— START Data shown —
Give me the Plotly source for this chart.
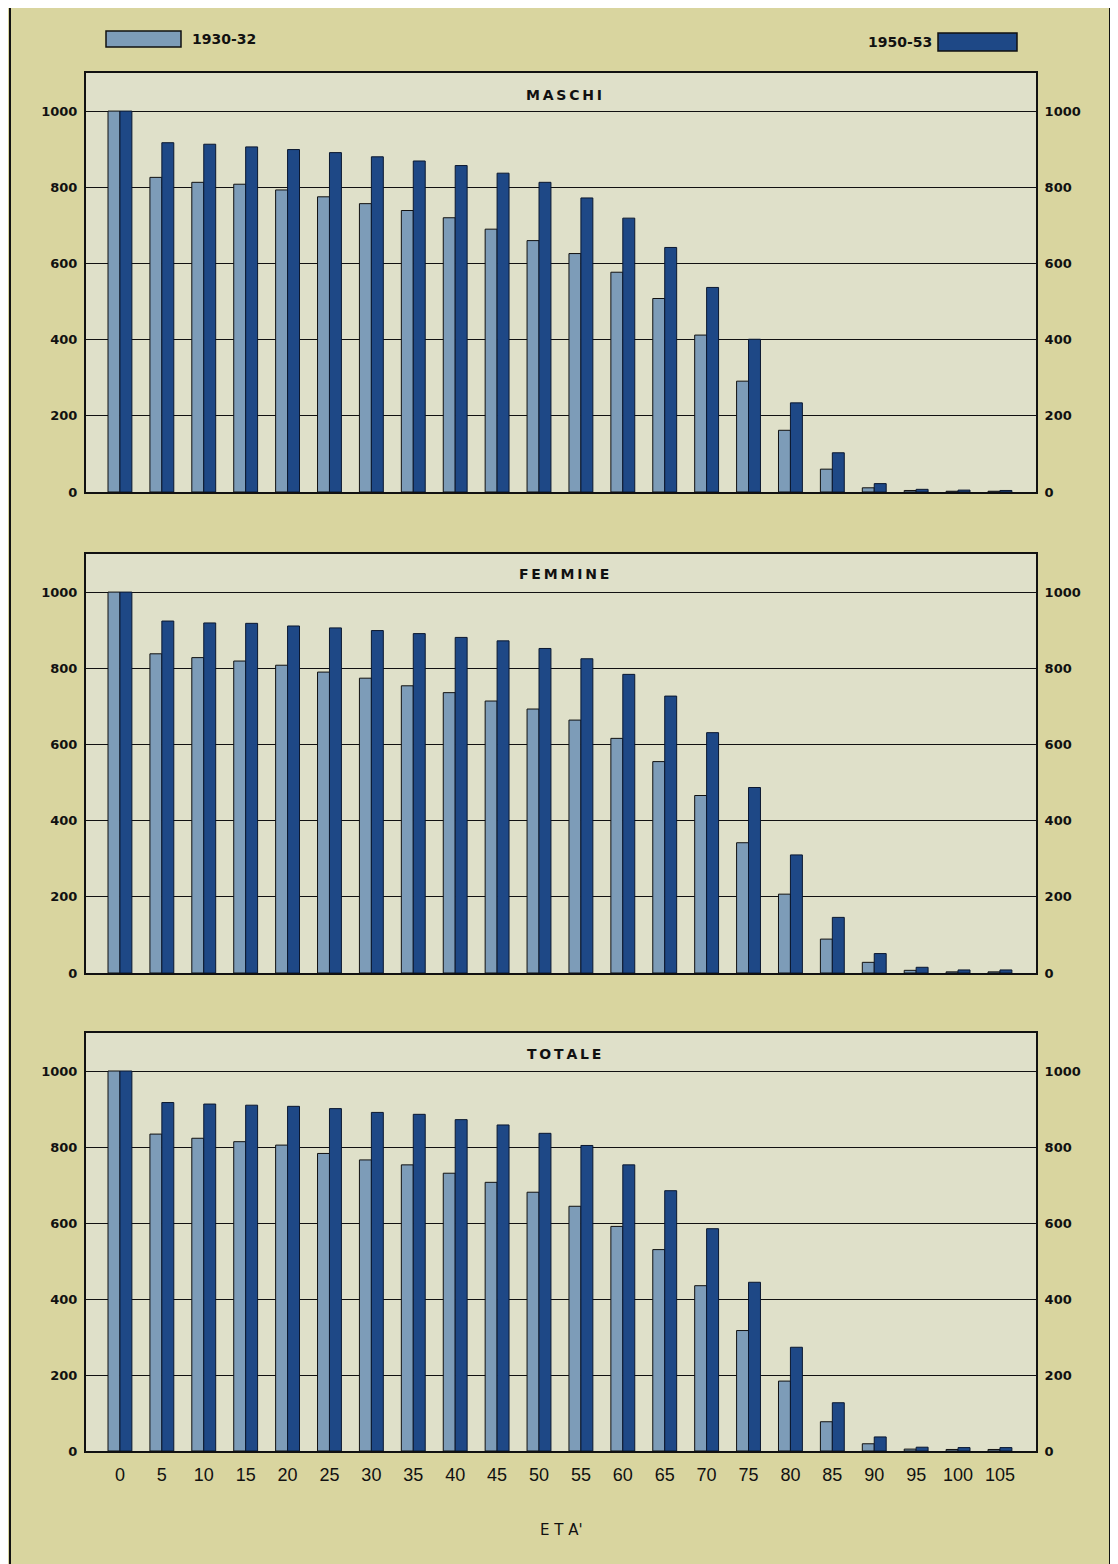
import plotly.graph_objects as go

# ---------------- data ----------------
ages = [0, 5, 10, 15, 20, 25, 30, 35, 40, 45, 50, 55, 60, 65, 70, 75, 80, 85, 90, 95, 100, 105]
age_labels = [str(a) for a in ages]

maschi_1930 = [1000, 826, 813, 808, 793, 775, 757, 739, 720, 690, 660, 626, 577, 508, 412, 291, 162, 60, 11, 4, 2, 2]
maschi_1950 = [1000, 917, 913, 906, 899, 891, 880, 869, 857, 837, 813, 772, 719, 642, 537, 401, 234, 103, 22, 7, 5, 4]
femmine_1930 = [1000, 838, 828, 819, 808, 790, 774, 754, 736, 714, 693, 664, 616, 555, 466, 342, 207, 89, 28, 7, 3, 3]
femmine_1950 = [1000, 924, 919, 918, 911, 906, 899, 891, 881, 872, 852, 825, 784, 727, 631, 487, 310, 146, 51, 15, 8, 8]
totale_1930 = [1000, 834, 823, 814, 805, 783, 766, 753, 731, 707, 681, 644, 591, 530, 435, 317, 184, 77, 19, 5, 4, 4]
totale_1950 = [1000, 917, 913, 910, 907, 901, 891, 886, 872, 858, 836, 804, 753, 685, 585, 444, 273, 127, 37, 10, 9, 9]

panel_titles = ["MASCHI", "FEMMINE", "TOTALE"]
series_names = ["1930-32", "1950-53"]
y_ticks = [0, 200, 400, 600, 800, 1000]

# ---------------- style ----------------
LIGHT = "#7d9cb8"
DARK = "#1e4886"
PAPER = "#d9d59f"
PLOT = "#dfe0c9"
INK = "#111111"

OFF = 8  # page body margin
W, H = 1118 - OFF, 1564 - OFF
ML, MR, MT, MB = 86 - OFF, 1118 - 1036, 73 - OFF, 1564 - 1451
PW, PH = W - ML - MR, H - MT - MB


def px_x(p):
    return (p - OFF - ML) / PW


def px_y(p):
    return (H - MB - (p - OFF)) / PH


domains = [
    [px_y(492), px_y(73)],
    [px_y(973), px_y(554)],
    [0.0, px_y(1033)],
]

fig = go.Figure()
panels = [
    (maschi_1930, maschi_1950),
    (femmine_1930, femmine_1950),
    (totale_1930, totale_1950),
]
for i, (old, new) in enumerate(panels):
    xa = "x" if i == 0 else f"x{i+1}"
    ya = "y" if i == 0 else f"y{i+1}"
    fig.add_trace(go.Bar(x=age_labels, y=old, name=series_names[0], xaxis=xa, yaxis=ya,
                         marker=dict(color=LIGHT, line=dict(color=INK, width=1)),
                         showlegend=False, offsetgroup="a"))
    fig.add_trace(go.Bar(x=age_labels, y=new, name=series_names[1], xaxis=xa, yaxis=ya,
                         marker=dict(color=DARK, line=dict(color="#0b1830", width=1)),
                         showlegend=False, offsetgroup="b"))

layout = dict(
    width=W, height=H,
    margin=dict(l=ML, r=MR, t=MT, b=MB),
    paper_bgcolor=PAPER, plot_bgcolor=PLOT,
    barmode="group", bargap=0.43, bargroupgap=0.0,
    font=dict(family="DejaVu Sans", color=INK),
)

ytext = ["<b>%d</b>" % v for v in y_ticks]
xr = [-0.81, 21.86]
for i in range(3):
    xkey = "xaxis" if i == 0 else f"xaxis{i+1}"
    ykey = "yaxis" if i == 0 else f"yaxis{i+1}"
    yname = "y" if i == 0 else f"y{i+1}"
    xname = "x" if i == 0 else f"x{i+1}"
    layout[xkey] = dict(
        type="category", categoryorder="array", categoryarray=age_labels,
        range=xr, anchor=yname, domain=[0, 1],
        showline=True, linecolor=INK, linewidth=2, mirror=True,
        showgrid=False, zeroline=False,
        showticklabels=(i == 2),
        ticks="outside" if i == 2 else "", ticklen=6, tickcolor=PAPER,
        tickfont=dict(family="Liberation Sans", size=18, color=INK),
    )
    layout[ykey] = dict(
        domain=domains[i], anchor=xname, range=[0, 1100],
        tickvals=y_ticks, ticktext=ytext,
        showline=True, linecolor=INK, linewidth=2,
        showgrid=True, gridcolor=INK, gridwidth=1, zeroline=False,
        ticks="outside", ticklen=4, tickcolor=PAPER,
        tickfont=dict(family="DejaVu Sans", size=13, color=INK),
    )
    rkey = f"yaxis{i+4}"
    layout[rkey] = dict(
        overlaying=yname, side="right", anchor=xname, range=[0, 1100],
        tickvals=y_ticks, ticktext=ytext,
        showline=True, linecolor=INK, linewidth=2,
        showgrid=False, zeroline=False,
        ticks="outside", ticklen=4, tickcolor=PAPER,
        tickfont=dict(family="DejaVu Sans", size=13, color=INK),
    )

fig.update_layout(**layout)

# invisible traces so the right-hand axes are drawn
for i in range(3):
    xname = "x" if i == 0 else f"x{i+1}"
    fig.add_trace(go.Scatter(x=[age_labels[0]], y=[0], xaxis=xname, yaxis=f"y{i+4}",
                             mode="markers", marker=dict(opacity=0), hoverinfo="skip",
                             showlegend=False))

# panel titles
title_y = [px_y(95), px_y(574), px_y(1054)]
for t, ty in zip(panel_titles, title_y):
    fig.add_annotation(text="<b>" + "\u2009".join(t) + "</b>", x=px_x(564), y=ty, xref="paper", yref="paper",
                       showarrow=False, font=dict(family="DejaVu Sans", size=14, color=INK),
                       xanchor="center", yanchor="middle")

# x axis title
fig.add_annotation(text="E T A'", x=px_x(561), y=px_y(1530), xref="paper", yref="paper",
                   showarrow=False, font=dict(family="DejaVu Sans", size=15, color=INK),
                   xanchor="center", yanchor="middle")

# legend (drawn manually to match the original placement)
fig.add_shape(type="rect", xref="paper", yref="paper",
              x0=px_x(106), x1=px_x(181), y0=px_y(47), y1=px_y(31),
              fillcolor=LIGHT, line=dict(color=INK, width=1.5))
fig.add_annotation(text="<b>" + series_names[0] + "</b>", x=px_x(190), y=px_y(39), xref="paper", yref="paper",
                   showarrow=False, xanchor="left", yanchor="middle",
                   font=dict(family="DejaVu Sans", size=14, color=INK))
fig.add_shape(type="rect", xref="paper", yref="paper",
              x0=px_x(938), x1=px_x(1017), y0=px_y(51), y1=px_y(33),
              fillcolor=DARK, line=dict(color=INK, width=1.5))
fig.add_annotation(text="<b>" + series_names[1] + "</b>", x=px_x(934), y=px_y(42), xref="paper", yref="paper",
                   showarrow=False, xanchor="right", yanchor="middle",
                   font=dict(family="DejaVu Sans", size=14, color=INK))

# outer frame of the sheet
fig.add_shape(type="rect", xref="paper", yref="paper",
              x0=px_x(10), x1=px_x(1110), y0=px_y(1600), y1=px_y(5),
              fillcolor="rgba(0,0,0,0)", line=dict(color=INK, width=2), layer="below")

fig.write_html("out.html")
— END Data shown —
*Problem to solve*:
From the top of the listing above, repeat each line exactly until you reach the line containing "age_labels = [str(a) for a in ages]", and repeat that one too. Leave the pictures out.

*Task response*:
Give me the Plotly source for this chart.
import plotly.graph_objects as go

# ---------------- data ----------------
ages = [0, 5, 10, 15, 20, 25, 30, 35, 40, 45, 50, 55, 60, 65, 70, 75, 80, 85, 90, 95, 100, 105]
age_labels = [str(a) for a in ages]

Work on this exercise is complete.